I want to be good, always have. Mom tells me she rarely had to discipline me as a toddler, I was so SORRY when I'd done something wrong. Somehow, my struggle formed between wanting to be good versus wanting to be good according to everyone.
In my Middle School days, being good became an anomaly. A strong and talented student, I was baffled. Why did everyone like the people who weren't being good? Why were they cool? I wanted to stand out, be more than just a goodie-two-shoes. Uncomfortable in my skin, unsure of my talents and passion, placing so much importance on social life.
I needed more confidence then, and really, who doesn't in adolescence? With more confidence now, maybe I'd be better at following my gut instinct. Inherent do-gooding backed up with, "yes, I trust myself on this" is powerful, and it takes practice. When I do good, I feel good.
I'm questioning my do-gooding after this week in choir. We took a trip to Bozeman for Celebrate America on Monday, a pretty easy trip, as I've done it several times. I think the kids had fun, they were well-behaved, focused, and sang well when it was time. Over the past couple weeks, I've lost several important students. One in particular completely blind-sided me yesterday, especially after this trip. I can't help but take it personally when talented, crucial singers decide to leave. I can't help but think of what I've done wrong- and my first reaction, even after four years, is to be defensive and hurt.

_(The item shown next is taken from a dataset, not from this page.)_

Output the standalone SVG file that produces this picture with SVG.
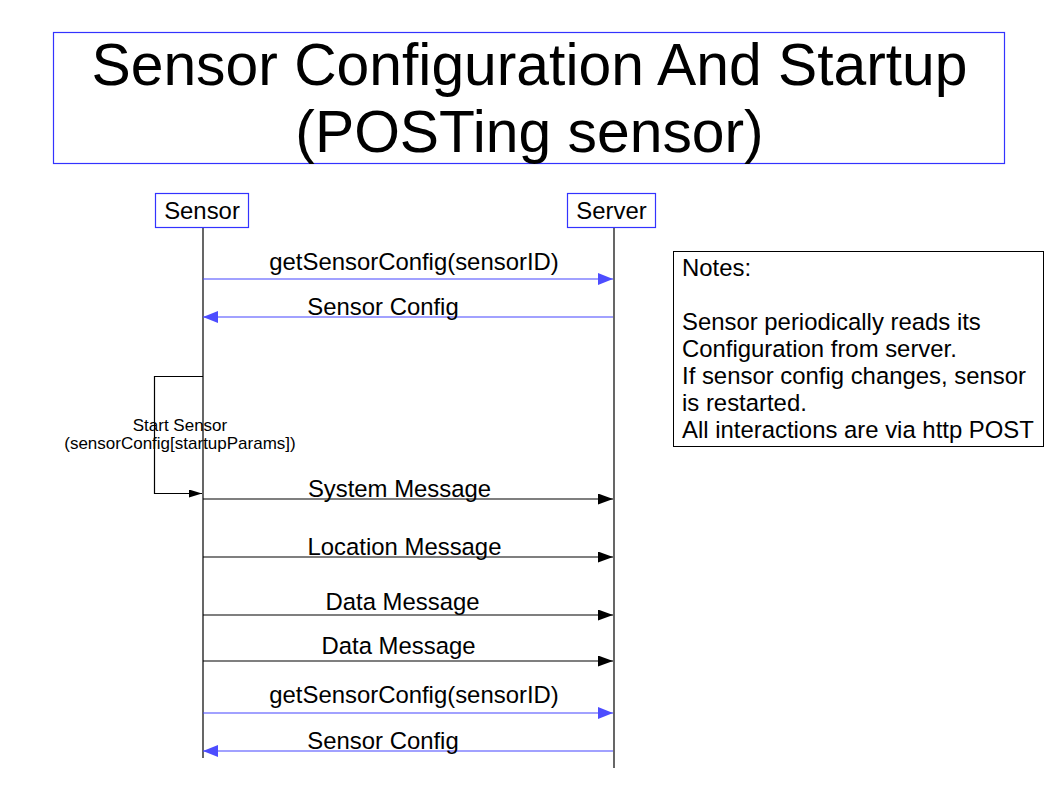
<svg xmlns="http://www.w3.org/2000/svg" width="1058" height="794" viewBox="0 0 1058 794">
<style>
text{font-family:"Liberation Sans",Arial,sans-serif;fill:#000}
.t{font-size:58.8px;text-anchor:middle}
.m{font-size:23.9px}
.c{text-anchor:middle}
.s{font-size:17px;text-anchor:middle}
.bl{stroke:#4444ff;stroke-width:1.2;fill:none}
.bk{stroke:#000;stroke-width:1.2;fill:none}
.box{fill:#fff;stroke:#3333ff;stroke-width:1.2}
</style>
<defs>
<marker id="ab" markerWidth="16" markerHeight="12" refX="15" refY="6" orient="auto" markerUnits="userSpaceOnUse"><path d="M0,0 L15,6 L0,12 z" fill="#4d4dff"/></marker>
<marker id="ak" markerWidth="16" markerHeight="12" refX="15" refY="5.5" orient="auto" markerUnits="userSpaceOnUse"><path d="M0,0 L15,5.5 L0,11 z" fill="#000"/></marker>
<marker id="as" markerWidth="14" markerHeight="8" refX="13" refY="4" orient="auto" markerUnits="userSpaceOnUse"><path d="M0,0 L13,4 L0,8 z" fill="#000"/></marker>
</defs>
<rect width="1058" height="794" fill="#fff"/>
<g id="title">
<rect class="box" x="53.5" y="32.5" width="951" height="131"/>
<text class="t" x="529.5" y="85">Sensor Configuration And Startup</text>
<text class="t" x="529.5" y="152">(POSTing sensor)</text>
</g>
<g id="lifelines">
<line class="bk" x1="203" y1="228" x2="203" y2="758"/>
<line class="bk" x1="614" y1="228" x2="614" y2="768"/>
</g>
<g id="sensor">
<rect class="box" x="155.5" y="193.5" width="93" height="34"/>
<text class="m c" x="202" y="219">Sensor</text>
</g>
<g id="server">
<rect class="box" x="567.5" y="193.5" width="88" height="34"/>
<text class="m c" x="611.5" y="219">Server</text>
</g>
<g id="notes">
<rect x="673.5" y="251.5" width="370" height="195" fill="#fff" stroke="#000" stroke-width="1"/>
<text class="m" x="682" y="276">Notes:</text>
<text class="m" x="682" y="330">Sensor periodically reads its</text>
<text class="m" x="682" y="357">Configuration from server.</text>
<text class="m" x="682" y="384">If sensor config changes, sensor</text>
<text class="m" x="682" y="411">is restarted.</text>
<text class="m" x="682" y="438">All interactions are via http POST</text>
</g>
<g id="connectors">
<line class="bl" x1="203" y1="279" x2="613" y2="279" marker-end="url(#ab)"/>
<line class="bl" x1="613" y1="317" x2="203" y2="317" marker-end="url(#ab)"/>
<polyline class="bk" points="203,376.5 154.5,376.5 154.5,493.5 202,493.5" marker-end="url(#as)"/>
<line class="bk" x1="203" y1="499" x2="613" y2="499" marker-end="url(#ak)"/>
<line class="bk" x1="203" y1="557" x2="613" y2="557" marker-end="url(#ak)"/>
<line class="bk" x1="203" y1="615" x2="613" y2="615" marker-end="url(#ak)"/>
<line class="bk" x1="203" y1="661" x2="613" y2="661" marker-end="url(#ak)"/>
<line class="bl" x1="203" y1="713" x2="613" y2="713" marker-end="url(#ab)"/>
<line class="bl" x1="613" y1="751" x2="203" y2="751" marker-end="url(#ab)"/>
</g>
<g id="labels">
<text class="m c" x="414" y="270">getSensorConfig(sensorID)</text>
<text class="m c" x="383" y="315">Sensor Config</text>
<text class="s" x="180" y="431">Start Sensor</text>
<text class="s" x="180" y="449">(sensorConfig[startupParams])</text>
<text class="m c" x="399.5" y="497">System Message</text>
<text class="m c" x="404.5" y="555">Location Message</text>
<text class="m c" x="402.5" y="610">Data Message</text>
<text class="m c" x="398.5" y="654">Data Message</text>
<text class="m c" x="414" y="703">getSensorConfig(sensorID)</text>
<text class="m c" x="383" y="749">Sensor Config</text>
</g>
</svg>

After the exchange, I always wish I had just made the student feel more appreciated.
These past four years in the choir room have been hard- balancing social dynamics of small groups, planning lessons for six very different classes, envisioning & executing performance after performance. Striving to do the position justice can seem almost impossible when held to the standard of choir teacher I've idealized, as I often fall short in one area while excelling in another. Part of me wants to recoil into my turtle-shell, give up. I know, as my grandma would say, I am too hard on myself.
It's time in my career to step back and synthesize. Share my perspective and created materials with my student-teacher, and with other teachers, too.
If I could visit teenage me, I'd encourage myself to follow my instincts. Meditating on how to do that better in my job and in my life. I think this is a start:
This weekend, taking a little self-declared unplug...maybe to become a weekend ritual.
Shut the devices. Do more good.
Laugh. Create. Get outside. Write in pen. Read. Sleep. Gaze. Play. Sing. Cook.
Focus on my loved ones.
I hope your weekend has some of the same.